Chin-ups or pull-ups? Both are amazing exercises that are vital for your muscles, but which one is better, or more effective? This article goes over the similarities and differences between chin-ups and pull-ups, tips for improving your chin-up and pull-up exercises, and which one is better.
What is a Chin-up?
To perform a chin-up, grip the underside of the bar with your palms facing you, about shoulder length away from each other. You pull your body up with your arms until your chin is above the bar, and drop back down. Then repeat.
Many people prefer chin-ups to pull-ups because they are easier to do.
What is a pull-up?
Pull-ups are very similar to chin-ups. You still start with the horizontal hanging bar, and the idea is still to pull your body up until your chin is over the bar. But, the main difference comes in the gripping technique.
With a pull-up, your palms face away from you, as you grip the top side of the bar, shoulder length away from each other.
The closer your hands are on the bar, the easier the exercise will be. Moving your hands more far away will add to the challenge. The standard for a pull-up or push-up is shoulder length apart, but you can move your hands closer or farther than that depending on what level you’re at and what works best for you.
What muscles does each target?
Chin ups and pull-ups target pretty much the same muscles, but how much of a certain muscle is targeted differs depending on if you’re doing a chin-up or a pull-up.
Chin ups target your upper back and arms. They help your triceps, your shoulders, and your grip. Chin-ups work your lats helping with shoulder extension. Your biceps get a stronger workout during chin-ups than pull-ups.
Pull ups also target your upper back and arms. Pull-ups work your lats, helping with shoulder adduction. They target your biceps- just not as much as chin-ups do. Pull-ups work out your traps slightly better than chin-ups as well.
Chin-ups and pull-ups help work out the same muscles, though chin-ups work out the upper back, biceps, and muscles in the front of your body a tiny bit more than pull-ups, and pull ups work out the lower back, lats, an traps a tiny bit more than chin ups.

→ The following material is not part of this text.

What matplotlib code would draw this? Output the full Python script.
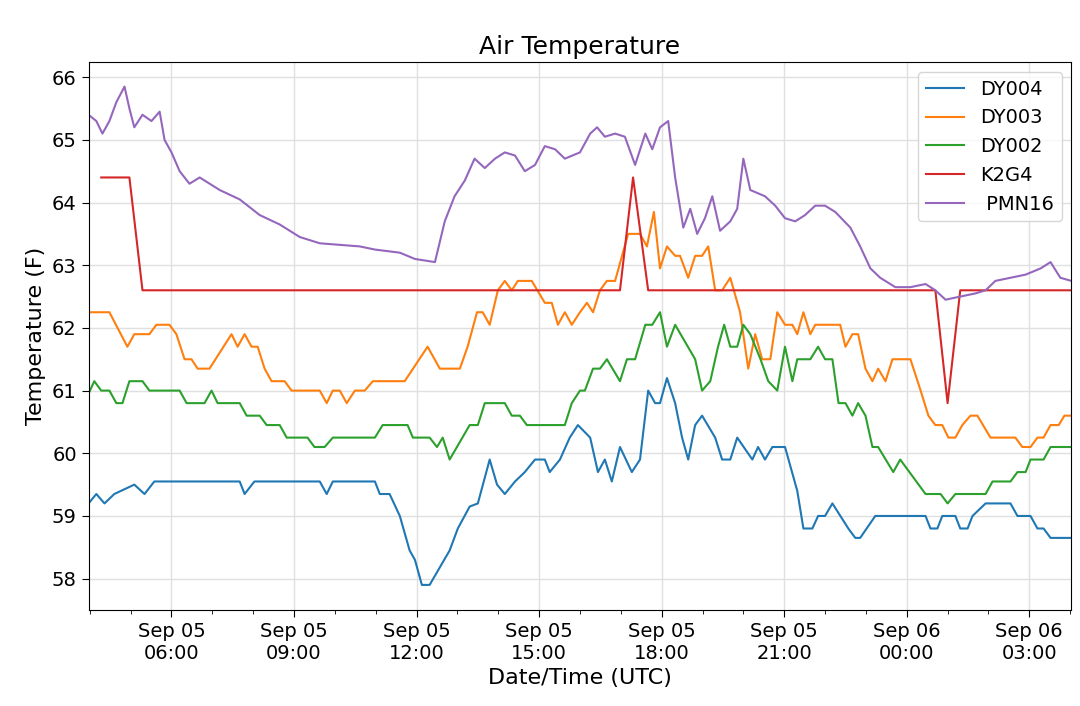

It’s important to do both chin-ups and pull-ups frequently. If you can’t do a pull up, start by doing chin-ups and work your way up.
Benefits of doing Chin-ups/Pull-ups
Chin ups and Pull ups are very effective for strengthing muscles. Not just upper body, back, arm, and your shoulders, but your overall body will be stronger by challenging it in chin-ups or pull-ups. You will have better grip strength, and they can help your mental and physical health.
Doing chin-ups and/or pull-ups can help you lose weight, build muscle mass, and boost your metabolism. They will help you have a great physique and are a great form of cardio.
Tips to improve your chin-ups and pull-ups
Chin-ups are easier to do then pull-ups, so if you are having a hard time with pull-ups, try switching to chin-ups for a little bit. Even so, the more chin-ups/ pull-ups you do, the easier they will become, and the stronger you will get. Keep doing them frequently, even if in the beginning they are hard. They will get easier over time.
Whether you are doing chin -ups or pull-ups, it’s so important to have the right form, and be safe while doing them. Having a spotter and getting advice and help from a personal trainer are both really beneficial when it comes to performing the exercise right.
The chin-ups and pull-up exercises are all about the grip. Try just hanging on the bar for 10-30 seconds. After that try to move your hands across the bar, and move side to side. The extra amount of time you spend focusing on improving your grip will really help your chin-ups and pull-ups in the long run. Now, while still hanging on the bar, roll your shoulders in small circular movements.
Make sure your back is straight and not hunched, and your knees are bent to help strengthen your core muscles, and be able to lift your chin over the bar.
Really working on your grip and form can help your chin-up and pull-up abilities a lot. There are also pull-up assist bands that can help with strength training and help you get a better grip on the bar.
When you have mastered chin-ups or pull-ups there are other variations you can do like the horizontal pull-up, or doing a chin up/pull up one handed.
Chin-ups v.s. Pull-ups?
The final verdict is that chin-ups and pull-ups are both really good strength exercises for you. Doing both will add a lot to your workout routine. Repeatition is key.
Repetition will help your muscles grow over time and become stronger and able to better endure, so while it both exercises are good, and both exercises help many of the same muscles, it is the repetition and training that will give you all the benefits.
Make sure you do chin ups and pull-ups very frequently to help strengthen your core muscles.